The quest for performance is a never-ending journey. It is not won as soon as that one bottleneck has been patched.
It is an ongoing effort to quickly identify issues and squash them before they spiral out of control, ultimately keeping performance running as smoothly as possible in the long term.
The best approach is to come up with a battle plan: your observability strategy.
Here are the ways Blackfire's components could be used to craft yours:
Blackfire monitoring provides a bird's-eye view of an application's performance for both HTTP and CLI traffic.
It lets you know when and where a specific issue happened so you can react quickly.
Continuous profiling is a powerful observability feature that combines profiling and monitoring with minimal overhead.

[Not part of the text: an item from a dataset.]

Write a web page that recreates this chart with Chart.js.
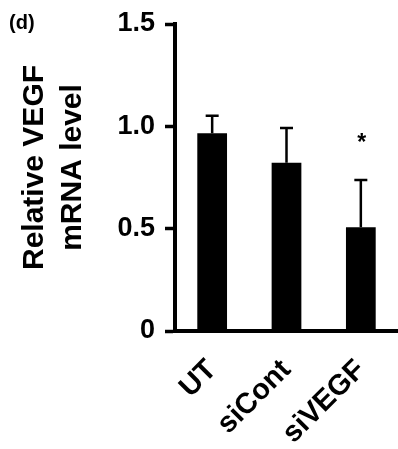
<!DOCTYPE html>
<html><head><meta charset="utf-8">
<script src="https://cdn.jsdelivr.net/npm/chart.js@4.4.0/dist/chart.umd.min.js"></script>
<style>html,body{margin:0;padding:0;background:#fff;} canvas{display:block;}</style>
</head><body>
<canvas id="c" width="398" height="449"></canvas>
<script>
const categories = ['UT', 'siCont', 'siVEGF'];
const meanValues = [0.966, 0.822, 0.507];
const errorValues = [0.086, 0.170, 0.231];
const significance = ['', '', '*'];
const yTickValues = [0, 0.5, 1.0, 1.5];
const yTickLabels = ['0', '0.5', '1.0', '1.5'];
const yAxisTitle = ['Relative VEGF', 'mRNA level'];
const panelLabel = '(d)';

const SANS = '"Liberation Sans", Arial, Helvetica, sans-serif';

const errorBarPlugin = {
  id: 'errorBars',
  afterDatasetsDraw(chart) {
    const ctx = chart.ctx;
    const meta = chart.getDatasetMeta(0);
    const y = chart.scales.y;
    ctx.save();
    ctx.strokeStyle = '#000';
    ctx.lineWidth = 2.5;
    meta.data.forEach((bar, i) => {
      const x = bar.x;
      const yTop = y.getPixelForValue(meanValues[i] + errorValues[i]);
      const yBase = y.getPixelForValue(meanValues[i]);
      ctx.beginPath();
      ctx.moveTo(x, yBase);
      ctx.lineTo(x, yTop);
      ctx.moveTo(x - 6.5, yTop);
      ctx.lineTo(x + 6.5, yTop);
      ctx.stroke();
      if (significance[i]) {
        ctx.font = 'bold 23px ' + SANS;
        ctx.textAlign = 'center';
        ctx.textBaseline = 'alphabetic';
        const m = ctx.measureText(significance[i]);
        const glyphMid = (m.actualBoundingBoxAscent - m.actualBoundingBoxDescent) / 2;
        const cy = yTop - 42.5;
        ctx.fillStyle = '#000';
        ctx.fillText(significance[i], x + 1, cy + glyphMid);
      }
    });
    ctx.restore();
  }
};

const panelPlugin = {
  id: 'panelLabel',
  afterDraw(chart) {
    const ctx = chart.ctx;
    ctx.save();
    ctx.font = 'bold 20px ' + SANS;
    ctx.fillStyle = '#000';
    ctx.textAlign = 'left';
    ctx.textBaseline = 'alphabetic';
    ctx.fillText(panelLabel, 9, 29);
    ctx.restore();
  }
};

new Chart(document.getElementById('c'), {
  type: 'bar',
  data: {
    labels: categories,
    datasets: [{
      data: meanValues,
      backgroundColor: '#000',
      borderWidth: 0,
      barPercentage: 0.4,
      categoryPercentage: 1.0
    }]
  },
  options: {
    responsive: false,
    animation: false,
    layout: { padding: { left: 0, right: 0, top: 24, bottom: 0 } },
    plugins: { legend: { display: false }, tooltip: { enabled: false } },
    scales: {
      x: {
        grid: { display: false, drawTicks: false },
        border: { display: true, color: '#000', width: 4 },
        ticks: {
          color: '#000',
          font: { family: SANS, size: 29, weight: 'bold' },
          minRotation: 45, maxRotation: 45,
          padding: 22
        },
        afterFit(s) { s.height = 118; s.paddingRight = 0; s.paddingLeft = 0; }
      },
      y: {
        min: 0, max: 1.5,
        afterBuildTicks(s) { s.ticks = yTickValues.map(v => ({ value: v })); },
        ticks: {
          color: '#000',
          font: { family: SANS, size: 27, weight: 'bold' },
          padding: 10,
          callback: (v) => {
            const i = yTickValues.findIndex(t => Math.abs(t - v) < 1e-9);
            return i >= 0 ? yTickLabels[i] : '';
          }
        },
        grid: { display: true, drawOnChartArea: false, drawTicks: true, tickLength: 10, tickWidth: 3.5, tickColor: '#000', color: '#000' },
        border: { display: true, color: '#000', width: 4 },
        title: {
          display: true,
          text: yAxisTitle,
          color: '#000',
          font: { family: SANS, size: 30, weight: 'bold', lineHeight: 1.25 },
          padding: { top: 16, bottom: 0 }
        },
        afterFit(s) {
          s.width = 175;
          s.paddingTop = 0;
          s.paddingBottom = 0;
          if (!s._titleShifted) {
            const orig = s.drawTitle;
            s.drawTitle = function () {
              const ctx = this.ctx;
              ctx.save();
              ctx.translate(0, -10);
              orig.apply(this, arguments);
              ctx.restore();
            };
            s._titleShifted = true;
          }
        }
      }
    }
  },
  plugins: [errorBarPlugin, panelPlugin]
});
</script>
</body></html>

The continuous profiler periodically captures data at specified intervals. It gathers information on the functions or services triggered by any active request or script during those intervals.
You won't have to sit all day waiting for a crash to happen, you can set up alerts to be notified immediately.
Alerts and cooldowns escalate to any channel you use, such as email, Slack, Microsoft Teams, or other web services.
Once a diagnosis is made, you can dig as deep as possible into the application behavior with Blackfire Profiler until you locate the exact function or service calls that are responsible for the performance issue.
Blackfire Profiler lets you understand why your application behaves a certain way.
Once a script's code is optimized, one more thing remains before pushing it to production: writing tests.
Blackfire provides an extensive test suite and integrations with major testing frameworks.
Last but not least, the performance of your applications' critical user journeys can also be evaluated regularly. Integrating Blackfire builds with your CI/CI pipelines prevents a pull request from being merged or code from being deployed into production if it degrades the performance of your application.